Aim —
Leave the pictures out, and retype all of the material exactly as written.

Supplied material —
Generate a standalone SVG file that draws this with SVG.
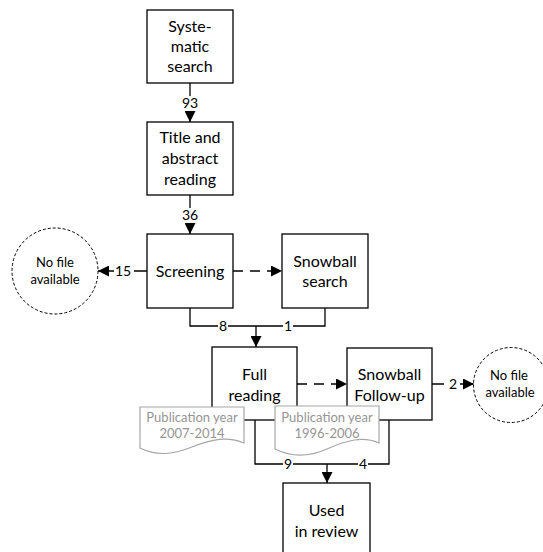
<svg xmlns="http://www.w3.org/2000/svg" width="543" height="552" viewBox="0 0 543 552">
<style>
.box{fill:#fff;stroke:#000;stroke-width:1.3}
.t{font-family:Lato,"Liberation Sans",sans-serif;font-size:16px;fill:#000;text-anchor:middle}
.c{font-family:Lato,"Liberation Sans",sans-serif;font-size:13px;fill:#000;text-anchor:middle}
.lbl{font-family:Lato,"Liberation Sans",sans-serif;font-size:14px;fill:#000;text-anchor:middle}
.circ{fill:#fff;stroke:#000;stroke-width:1;stroke-dasharray:3 2}
.doc{fill:#fff;stroke:#a6a6a6;stroke-width:1.2}
.dt{font-family:Lato,"Liberation Sans",sans-serif;font-size:13px;fill:#959595;text-anchor:middle}
.ln{fill:none;stroke:#000;stroke-width:1.3}
.dash{stroke-dasharray:10 7}
.bg{fill:#fff}
</style>
<defs>
<marker id="ah" markerUnits="userSpaceOnUse" markerWidth="11" markerHeight="11" refX="11" refY="5.5" orient="auto">
<path d="M0,0 L11,5.5 L0,11 Z" fill="#000"/>
</marker>
</defs>

<g id="connectors">
<path class="ln" d="M190,83 V122" marker-end="url(#ah)"/>
<path class="ln" d="M190,195 V234" marker-end="url(#ah)"/>
<path class="ln" d="M147,271 H98" marker-end="url(#ah)"/>
<path class="ln dash" d="M233,271 H282" marker-end="url(#ah)"/>
<path class="ln" d="M190,308 V326 H325 V308"/>
<path class="ln" d="M256,326 V347" marker-end="url(#ah)"/>
<path class="ln dash" d="M297,384 H347" marker-end="url(#ah)"/>
<path class="ln" d="M432,384 H474" marker-end="url(#ah)"/>
<path class="ln" d="M255,420 V464 H389 V420"/>
<path class="ln" d="M327,464 V483" marker-end="url(#ah)"/>
<rect class="bg" x="182" y="96" width="16" height="15"/>
<text class="lbl" x="190" y="108">93</text>
<rect class="bg" x="182" y="208" width="16" height="15"/>
<text class="lbl" x="190" y="220">36</text>
<rect class="bg" x="114" y="264" width="20" height="15"/>
<text class="lbl" x="123" y="276">15</text>
<rect class="bg" x="218" y="319" width="10" height="14"/>
<text class="lbl" x="223" y="331">8</text>
<rect class="bg" x="283" y="319" width="10" height="14"/>
<text class="lbl" x="288" y="331">1</text>
<rect class="bg" x="444" y="377" width="16" height="14"/>
<text class="lbl" x="453" y="389">2</text>
<rect class="bg" x="283" y="457" width="10" height="14"/>
<text class="lbl" x="288" y="469">9</text>
<rect class="bg" x="358" y="457" width="10" height="14"/>
<text class="lbl" x="363" y="469">4</text>
</g>

<g id="systematic-search">
<rect class="box" x="147" y="10" width="86" height="73"/>
<text class="t" x="190" y="32">Syste-</text>
<text class="t" x="190" y="52">matic</text>
<text class="t" x="190" y="72">search</text>
</g>

<g id="title-abstract">
<rect class="box" x="147" y="122" width="86" height="73"/>
<text class="t" x="190" y="143">Title and</text>
<text class="t" x="190" y="164">abstract</text>
<text class="t" x="190" y="185">reading</text>
</g>

<g id="screening">
<rect class="box" x="147" y="234" width="86" height="74"/>
<text class="t" x="190" y="277">Screening</text>
</g>

<g id="no-file-left">
<circle class="circ" cx="55" cy="271" r="43"/>
<text class="c" x="55" y="267">No file</text>
<text class="c" x="55" y="284">available</text>
</g>

<g id="snowball-search">
<rect class="box" x="282" y="234" width="86" height="74"/>
<text class="t" x="325" y="267">Snowball</text>
<text class="t" x="325" y="287">search</text>
</g>

<g id="full-reading">
<rect class="box" x="212" y="347" width="85" height="73"/>
<text class="t" x="254.5" y="380">Full</text>
<text class="t" x="254.5" y="401">reading</text>
</g>

<g id="snowball-followup">
<rect class="box" x="347" y="348" width="85" height="72"/>
<text class="t" x="389.5" y="380">Snowball</text>
<text class="t" x="389.5" y="401">Follow-up</text>
</g>

<g id="no-file-right">
<circle class="circ" cx="511" cy="385" r="37.5"/>
<text class="c" x="509" y="380">No file</text>
<text class="c" x="510" y="397">available</text>
</g>

<g id="doc-2007-2014">
<path class="doc" d="M140,407 H244 V443 C228,436 212,439 192,447 S156,456 140,448 Z"/>
<text class="dt" x="192" y="421.5">Publication year</text>
<text class="dt" x="192" y="437.5">2007-2014</text>
</g>

<g id="doc-1996-2006">
<path class="doc" d="M275,406 H379 V443 C363,436 347,440 327,449 S291,457 275,449 Z"/>
<text class="dt" x="327" y="421.5">Publication year</text>
<text class="dt" x="327" y="437.5">1996-2006</text>
</g>

<g id="used-in-review">
<rect class="box" x="283" y="483" width="87" height="74"/>
<text class="t" x="326.5" y="516">Used</text>
<text class="t" x="326.5" y="537">in review</text>
</g>
</svg>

Reply to the task —
Generate a standalone SVG file that draws this with SVG.
<svg xmlns="http://www.w3.org/2000/svg" width="543" height="552" viewBox="0 0 543 552">
<style>
.box{fill:#fff;stroke:#000;stroke-width:1.3}
.t{font-family:Lato,"Liberation Sans",sans-serif;font-size:16px;fill:#000;text-anchor:middle}
.c{font-family:Lato,"Liberation Sans",sans-serif;font-size:13px;fill:#000;text-anchor:middle}
.lbl{font-family:Lato,"Liberation Sans",sans-serif;font-size:14px;fill:#000;text-anchor:middle}
.circ{fill:#fff;stroke:#000;stroke-width:1;stroke-dasharray:3 2}
.doc{fill:#fff;stroke:#a6a6a6;stroke-width:1.2}
.dt{font-family:Lato,"Liberation Sans",sans-serif;font-size:13px;fill:#959595;text-anchor:middle}
.ln{fill:none;stroke:#000;stroke-width:1.3}
.dash{stroke-dasharray:10 7}
.bg{fill:#fff}
</style>
<defs>
<marker id="ah" markerUnits="userSpaceOnUse" markerWidth="11" markerHeight="11" refX="11" refY="5.5" orient="auto">
<path d="M0,0 L11,5.5 L0,11 Z" fill="#000"/>
</marker>
</defs>

<g id="connectors">
<path class="ln" d="M190,83 V122" marker-end="url(#ah)"/>
<path class="ln" d="M190,195 V234" marker-end="url(#ah)"/>
<path class="ln" d="M147,271 H98" marker-end="url(#ah)"/>
<path class="ln dash" d="M233,271 H282" marker-end="url(#ah)"/>
<path class="ln" d="M190,308 V326 H325 V308"/>
<path class="ln" d="M256,326 V347" marker-end="url(#ah)"/>
<path class="ln dash" d="M297,384 H347" marker-end="url(#ah)"/>
<path class="ln" d="M432,384 H474" marker-end="url(#ah)"/>
<path class="ln" d="M255,420 V464 H389 V420"/>
<path class="ln" d="M327,464 V483" marker-end="url(#ah)"/>
<rect class="bg" x="182" y="96" width="16" height="15"/>
<text class="lbl" x="190" y="108">93</text>
<rect class="bg" x="182" y="208" width="16" height="15"/>
<text class="lbl" x="190" y="220">36</text>
<rect class="bg" x="114" y="264" width="20" height="15"/>
<text class="lbl" x="123" y="276">15</text>
<rect class="bg" x="218" y="319" width="10" height="14"/>
<text class="lbl" x="223" y="331">8</text>
<rect class="bg" x="283" y="319" width="10" height="14"/>
<text class="lbl" x="288" y="331">1</text>
<rect class="bg" x="444" y="377" width="16" height="14"/>
<text class="lbl" x="453" y="389">2</text>
<rect class="bg" x="283" y="457" width="10" height="14"/>
<text class="lbl" x="288" y="469">9</text>
<rect class="bg" x="358" y="457" width="10" height="14"/>
<text class="lbl" x="363" y="469">4</text>
</g>

<g id="systematic-search">
<rect class="box" x="147" y="10" width="86" height="73"/>
<text class="t" x="190" y="32">Syste-</text>
<text class="t" x="190" y="52">matic</text>
<text class="t" x="190" y="72">search</text>
</g>

<g id="title-abstract">
<rect class="box" x="147" y="122" width="86" height="73"/>
<text class="t" x="190" y="143">Title and</text>
<text class="t" x="190" y="164">abstract</text>
<text class="t" x="190" y="185">reading</text>
</g>

<g id="screening">
<rect class="box" x="147" y="234" width="86" height="74"/>
<text class="t" x="190" y="277">Screening</text>
</g>

<g id="no-file-left">
<circle class="circ" cx="55" cy="271" r="43"/>
<text class="c" x="55" y="267">No file</text>
<text class="c" x="55" y="284">available</text>
</g>

<g id="snowball-search">
<rect class="box" x="282" y="234" width="86" height="74"/>
<text class="t" x="325" y="267">Snowball</text>
<text class="t" x="325" y="287">search</text>
</g>

<g id="full-reading">
<rect class="box" x="212" y="347" width="85" height="73"/>
<text class="t" x="254.5" y="380">Full</text>
<text class="t" x="254.5" y="401">reading</text>
</g>

<g id="snowball-followup">
<rect class="box" x="347" y="348" width="85" height="72"/>
<text class="t" x="389.5" y="380">Snowball</text>
<text class="t" x="389.5" y="401">Follow-up</text>
</g>

<g id="no-file-right">
<circle class="circ" cx="511" cy="385" r="37.5"/>
<text class="c" x="509" y="380">No file</text>
<text class="c" x="510" y="397">available</text>
</g>

<g id="doc-2007-2014">
<path class="doc" d="M140,407 H244 V443 C228,436 212,439 192,447 S156,456 140,448 Z"/>
<text class="dt" x="192" y="421.5">Publication year</text>
<text class="dt" x="192" y="437.5">2007-2014</text>
</g>

<g id="doc-1996-2006">
<path class="doc" d="M275,406 H379 V443 C363,436 347,440 327,449 S291,457 275,449 Z"/>
<text class="dt" x="327" y="421.5">Publication year</text>
<text class="dt" x="327" y="437.5">1996-2006</text>
</g>

<g id="used-in-review">
<rect class="box" x="283" y="483" width="87" height="74"/>
<text class="t" x="326.5" y="516">Used</text>
<text class="t" x="326.5" y="537">in review</text>
</g>
</svg>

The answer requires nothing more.